Сбор труппы, которой меня представлял тот самый заместитель министра, который после Смоленска в “Театральной жизни” меня распекал, состоялся 4 января 1980 года в зрительском буфете. Тронных речей никто не разводил, и я был краток, сказал, что видел здесь в свое время прекрасный спектакль “В поисках радости”, и выразил желание жить в соответствии с его названием – в поисках радости.
Всем известно, как эффективно в Москве “сжирают” руководителей. ЦДТ в этом отношении не был исключением, в разные годы отсюда вынуждены были отступить Кнебель (дважды уходила и один раз возвращалась), Шах-Азизов, Дудин, Кузьмин. Но я тогда отчего-то не особенно волновался по поводу того, справлюсь я с этим театром или нет, просто поехал в Москву. А Лёля еще месяц оставалась в Кирове с Наташей и полуторагодовалым Вовкой.

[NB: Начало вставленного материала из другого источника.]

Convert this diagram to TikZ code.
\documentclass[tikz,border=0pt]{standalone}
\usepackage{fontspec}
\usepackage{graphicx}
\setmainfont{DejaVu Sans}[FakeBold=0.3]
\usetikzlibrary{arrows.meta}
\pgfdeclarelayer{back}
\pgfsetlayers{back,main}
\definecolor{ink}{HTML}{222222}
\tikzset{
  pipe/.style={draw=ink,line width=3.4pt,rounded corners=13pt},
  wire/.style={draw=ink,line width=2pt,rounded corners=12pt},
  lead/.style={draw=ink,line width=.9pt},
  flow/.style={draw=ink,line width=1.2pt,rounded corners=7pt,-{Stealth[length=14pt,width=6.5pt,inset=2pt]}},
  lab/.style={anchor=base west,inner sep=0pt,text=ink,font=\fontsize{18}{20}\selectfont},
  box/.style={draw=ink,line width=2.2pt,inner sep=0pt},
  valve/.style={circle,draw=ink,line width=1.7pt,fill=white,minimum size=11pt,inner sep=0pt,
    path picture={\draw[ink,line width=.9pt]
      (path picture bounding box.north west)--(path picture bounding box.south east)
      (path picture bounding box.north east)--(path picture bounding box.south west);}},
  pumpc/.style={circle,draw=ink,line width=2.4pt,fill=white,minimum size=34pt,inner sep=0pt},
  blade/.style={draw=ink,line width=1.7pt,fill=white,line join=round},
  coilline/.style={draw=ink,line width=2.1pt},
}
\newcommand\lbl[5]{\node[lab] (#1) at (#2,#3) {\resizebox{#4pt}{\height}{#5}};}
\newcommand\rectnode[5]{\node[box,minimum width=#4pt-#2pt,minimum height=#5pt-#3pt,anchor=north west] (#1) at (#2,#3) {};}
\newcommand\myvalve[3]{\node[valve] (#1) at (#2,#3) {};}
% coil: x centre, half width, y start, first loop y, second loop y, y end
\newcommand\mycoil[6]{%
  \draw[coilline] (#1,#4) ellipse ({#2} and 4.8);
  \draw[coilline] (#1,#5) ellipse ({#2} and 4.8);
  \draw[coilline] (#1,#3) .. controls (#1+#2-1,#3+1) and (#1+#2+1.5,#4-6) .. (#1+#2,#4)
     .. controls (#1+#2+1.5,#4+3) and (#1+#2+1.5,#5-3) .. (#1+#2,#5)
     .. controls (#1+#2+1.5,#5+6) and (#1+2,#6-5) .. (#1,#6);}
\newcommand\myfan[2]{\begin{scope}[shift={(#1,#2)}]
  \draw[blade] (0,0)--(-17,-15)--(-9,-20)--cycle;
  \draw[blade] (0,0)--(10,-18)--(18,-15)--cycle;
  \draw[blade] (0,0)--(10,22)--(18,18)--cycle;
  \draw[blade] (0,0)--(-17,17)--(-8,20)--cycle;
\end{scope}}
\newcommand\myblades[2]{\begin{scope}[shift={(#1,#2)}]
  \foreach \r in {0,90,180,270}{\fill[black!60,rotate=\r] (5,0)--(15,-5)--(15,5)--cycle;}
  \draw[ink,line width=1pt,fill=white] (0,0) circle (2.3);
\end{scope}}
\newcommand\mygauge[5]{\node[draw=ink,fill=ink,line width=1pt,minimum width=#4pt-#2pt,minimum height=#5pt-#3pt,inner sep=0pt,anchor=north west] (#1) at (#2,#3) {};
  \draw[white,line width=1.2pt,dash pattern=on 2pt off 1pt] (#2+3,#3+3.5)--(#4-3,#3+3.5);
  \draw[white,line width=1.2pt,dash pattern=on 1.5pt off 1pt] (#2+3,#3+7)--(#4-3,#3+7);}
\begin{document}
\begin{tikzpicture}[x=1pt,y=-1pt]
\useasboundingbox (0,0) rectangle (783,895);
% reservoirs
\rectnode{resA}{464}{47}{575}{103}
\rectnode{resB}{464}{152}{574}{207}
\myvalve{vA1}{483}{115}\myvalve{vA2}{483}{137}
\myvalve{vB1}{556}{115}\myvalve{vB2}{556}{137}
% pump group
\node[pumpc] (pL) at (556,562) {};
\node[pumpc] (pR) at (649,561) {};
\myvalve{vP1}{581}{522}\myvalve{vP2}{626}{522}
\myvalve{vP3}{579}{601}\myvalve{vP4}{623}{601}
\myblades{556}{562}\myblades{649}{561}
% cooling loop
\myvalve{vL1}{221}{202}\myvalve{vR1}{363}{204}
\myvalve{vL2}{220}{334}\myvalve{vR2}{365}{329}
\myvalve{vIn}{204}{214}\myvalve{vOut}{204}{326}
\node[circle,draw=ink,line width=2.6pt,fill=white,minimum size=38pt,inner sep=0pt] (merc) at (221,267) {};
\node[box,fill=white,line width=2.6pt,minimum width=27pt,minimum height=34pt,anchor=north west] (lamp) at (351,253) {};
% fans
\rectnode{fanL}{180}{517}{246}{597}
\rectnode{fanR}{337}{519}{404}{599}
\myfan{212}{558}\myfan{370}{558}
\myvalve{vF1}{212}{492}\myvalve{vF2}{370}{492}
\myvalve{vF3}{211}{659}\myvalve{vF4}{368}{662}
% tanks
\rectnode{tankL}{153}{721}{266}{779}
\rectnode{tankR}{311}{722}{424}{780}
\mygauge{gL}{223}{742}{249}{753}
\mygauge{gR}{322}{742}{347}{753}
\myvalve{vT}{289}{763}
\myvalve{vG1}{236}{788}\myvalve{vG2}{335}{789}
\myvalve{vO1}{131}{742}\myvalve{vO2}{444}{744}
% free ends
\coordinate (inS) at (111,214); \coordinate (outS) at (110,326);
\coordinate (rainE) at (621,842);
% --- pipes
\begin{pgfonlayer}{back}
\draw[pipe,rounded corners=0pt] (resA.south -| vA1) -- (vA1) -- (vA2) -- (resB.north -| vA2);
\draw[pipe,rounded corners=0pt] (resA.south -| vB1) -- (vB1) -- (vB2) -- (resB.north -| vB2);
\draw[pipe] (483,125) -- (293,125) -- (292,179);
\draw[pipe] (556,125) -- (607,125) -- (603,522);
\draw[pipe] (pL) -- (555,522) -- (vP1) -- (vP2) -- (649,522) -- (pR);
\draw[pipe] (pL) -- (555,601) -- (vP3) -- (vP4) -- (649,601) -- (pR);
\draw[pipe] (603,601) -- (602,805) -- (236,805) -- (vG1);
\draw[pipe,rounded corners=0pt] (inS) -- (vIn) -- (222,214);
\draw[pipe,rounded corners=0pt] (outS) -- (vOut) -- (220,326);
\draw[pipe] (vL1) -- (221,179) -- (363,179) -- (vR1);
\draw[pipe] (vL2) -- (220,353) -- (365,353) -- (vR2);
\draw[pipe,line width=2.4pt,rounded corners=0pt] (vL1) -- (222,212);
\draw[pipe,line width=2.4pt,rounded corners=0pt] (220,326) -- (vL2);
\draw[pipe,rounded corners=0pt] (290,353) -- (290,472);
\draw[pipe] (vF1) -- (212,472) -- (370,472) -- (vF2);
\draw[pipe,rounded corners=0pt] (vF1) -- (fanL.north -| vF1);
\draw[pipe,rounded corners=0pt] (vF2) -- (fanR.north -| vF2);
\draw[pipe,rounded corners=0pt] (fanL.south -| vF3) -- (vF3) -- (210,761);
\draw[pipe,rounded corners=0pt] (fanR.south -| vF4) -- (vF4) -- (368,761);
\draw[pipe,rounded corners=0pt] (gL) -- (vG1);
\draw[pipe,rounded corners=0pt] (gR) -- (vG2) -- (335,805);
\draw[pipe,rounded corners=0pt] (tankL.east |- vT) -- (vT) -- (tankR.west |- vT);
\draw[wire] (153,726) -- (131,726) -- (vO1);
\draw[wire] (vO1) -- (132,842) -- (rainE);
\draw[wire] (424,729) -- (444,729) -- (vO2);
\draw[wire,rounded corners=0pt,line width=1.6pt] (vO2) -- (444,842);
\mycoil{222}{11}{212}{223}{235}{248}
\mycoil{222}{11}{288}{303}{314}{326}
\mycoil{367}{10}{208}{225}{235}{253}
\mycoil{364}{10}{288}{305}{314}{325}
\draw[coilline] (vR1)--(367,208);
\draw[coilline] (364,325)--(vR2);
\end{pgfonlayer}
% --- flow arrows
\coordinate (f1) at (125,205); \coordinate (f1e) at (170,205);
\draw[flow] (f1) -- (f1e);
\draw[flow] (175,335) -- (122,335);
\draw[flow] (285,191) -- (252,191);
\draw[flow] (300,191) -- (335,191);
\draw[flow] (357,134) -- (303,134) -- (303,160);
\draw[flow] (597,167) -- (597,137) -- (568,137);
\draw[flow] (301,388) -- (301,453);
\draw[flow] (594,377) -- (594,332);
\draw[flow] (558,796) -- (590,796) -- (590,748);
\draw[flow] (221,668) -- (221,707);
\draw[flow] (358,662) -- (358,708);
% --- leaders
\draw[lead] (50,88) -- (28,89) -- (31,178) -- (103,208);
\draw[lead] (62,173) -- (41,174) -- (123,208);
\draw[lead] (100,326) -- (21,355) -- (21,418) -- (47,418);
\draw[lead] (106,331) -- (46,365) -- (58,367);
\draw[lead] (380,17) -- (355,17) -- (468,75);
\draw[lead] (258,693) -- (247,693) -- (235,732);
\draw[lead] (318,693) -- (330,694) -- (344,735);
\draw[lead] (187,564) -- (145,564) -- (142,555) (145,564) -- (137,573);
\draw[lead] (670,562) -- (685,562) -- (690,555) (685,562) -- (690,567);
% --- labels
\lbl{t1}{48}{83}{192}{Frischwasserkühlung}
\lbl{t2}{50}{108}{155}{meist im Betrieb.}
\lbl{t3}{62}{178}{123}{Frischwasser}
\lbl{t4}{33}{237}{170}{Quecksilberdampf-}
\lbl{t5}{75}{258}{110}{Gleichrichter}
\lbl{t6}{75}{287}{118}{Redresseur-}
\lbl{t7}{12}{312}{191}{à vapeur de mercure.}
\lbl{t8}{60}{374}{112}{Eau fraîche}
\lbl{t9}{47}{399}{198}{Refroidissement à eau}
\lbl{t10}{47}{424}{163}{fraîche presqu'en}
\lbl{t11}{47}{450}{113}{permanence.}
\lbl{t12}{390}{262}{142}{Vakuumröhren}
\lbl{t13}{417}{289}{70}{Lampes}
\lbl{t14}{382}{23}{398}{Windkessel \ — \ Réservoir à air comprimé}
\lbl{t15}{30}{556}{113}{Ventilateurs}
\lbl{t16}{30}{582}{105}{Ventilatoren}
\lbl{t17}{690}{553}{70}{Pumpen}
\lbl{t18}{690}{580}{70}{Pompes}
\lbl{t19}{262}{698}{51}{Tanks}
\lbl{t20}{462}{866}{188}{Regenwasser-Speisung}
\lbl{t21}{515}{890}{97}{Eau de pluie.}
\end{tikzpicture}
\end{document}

Мои впечатления от ЦДТ были связаны в первую голову с его историей. Само наше здание – бывший дом генерала Полторацкого, исторический памятник, построен в начале XIX века. Он был центром культурной жизни. По преданию здесь бывала племянница Полторацкого – Анна Петровна Керн. Потом дом купил купец Бронников и стал сдавать бельэтаж здания театру, который назывался “Артистический кружок”, инициатором его создания был Александр Николаевич Островский. На протяжении века здесь играли разные труппы. А в 1924 году сюда въехал МХАТ 2-й. Просуществовал он до 1936 года. Уверяют, что там, где сейчас мой кабинет, была квартира Михаила Чехова. Женя Дворжецкий считал, что сидит в его гримерке.
В воспоминаниях Софьи Владимировны Гиацинтовой потрясающе описано, как в последний раз перед закрытием МХАТа 2-го играли спектакль “Мольба о жизни”: зал был переполнен, после окончания все ушли, а кто-то из артистов забыл сумочку или платочек и захотел вернуться, но там уже стояли энкавэдэшники и никого не пускали. Очень скоро после закрытия МХАТа 2-го здание передали Центральному детскому театру.
На 50–60-е годы, когда я оканчивал школу, пришелся его необыкновенный расцвет: шли пьесы Розова, ставила классику Кнебель, здесь начинал Ефремов (Олег Николаевич говорил мне, что самый счастливый период его жизни – когда он был здесь актером), работал Эфрос. Помню спектакль Кнебель по американской пьесе про белых и негров “На улице Уитмана”, где замечательно играли Воронов, Елисеева, Перов, Новожилова, Степанова. На “Бориса Годунова” нас водили от школы: Эфрос ставил в исторических костюмах и декорациях. Крупный физически и мощнейший артист Иван Воронов играл главную роль, и я запомнил, как на монологе “достиг я высшей власти” у него катилась слеза.
Значит, Михаил Чехов (закрытый МХАТ 2-й), и Наталия Сац (создавшая Московский театр для детей, в 1937-м оказавшаяся в лагере), и актер Леонид Волков, про которого нам, студентам, рассказывал Завадский, и Ольга Пыжова, игравшая Мирандолину с самим Станиславским, руководили театром в разное время. Все это происходило здесь, все они были здесь, и нам стоит помнить, чьи мы потомки.
В юности я видел тут “Двух капитанов” Валентина Сергеевича Колесаева и “Друг мой, Колька” Эфроса (и после спектакля купил аж пять билетов, чтобы повести сестер и маму). А на втором театроведческом курсе выбрал этот театр и пришел туда на практику в литературную часть. В то время завлитом в ЦДТ работал Николай Александрович Путинцев, а редактором – замечательная вольнодумная женщина Наталья Александровна Моргунова. К ней я и попал.
Тогда в театре возобновляли пьесу Валентины Любимовой “Снежок” о судьбе негритянского мальчика, которого расисты выгнали из школы. Помню, как я после репетиции брякнул: “На репетиции интересно, но пьеса какая-то – прямолинейная”. Наталья Александровна обрадовалась и меня одобрила. В то же время Маргарита Микаэлян ставила “Золотое сердце” Вадима Коростылева, а Эфрос, видимо, решил помочь при выпуске, чем не угодил помрежу: “Я что-то не понимаю, кто ведет репетицию”. Помню, я был страшно возмущен этим вопросом. Замечательная Саша Назарова, совсем юная, главную роль играла, мальчика.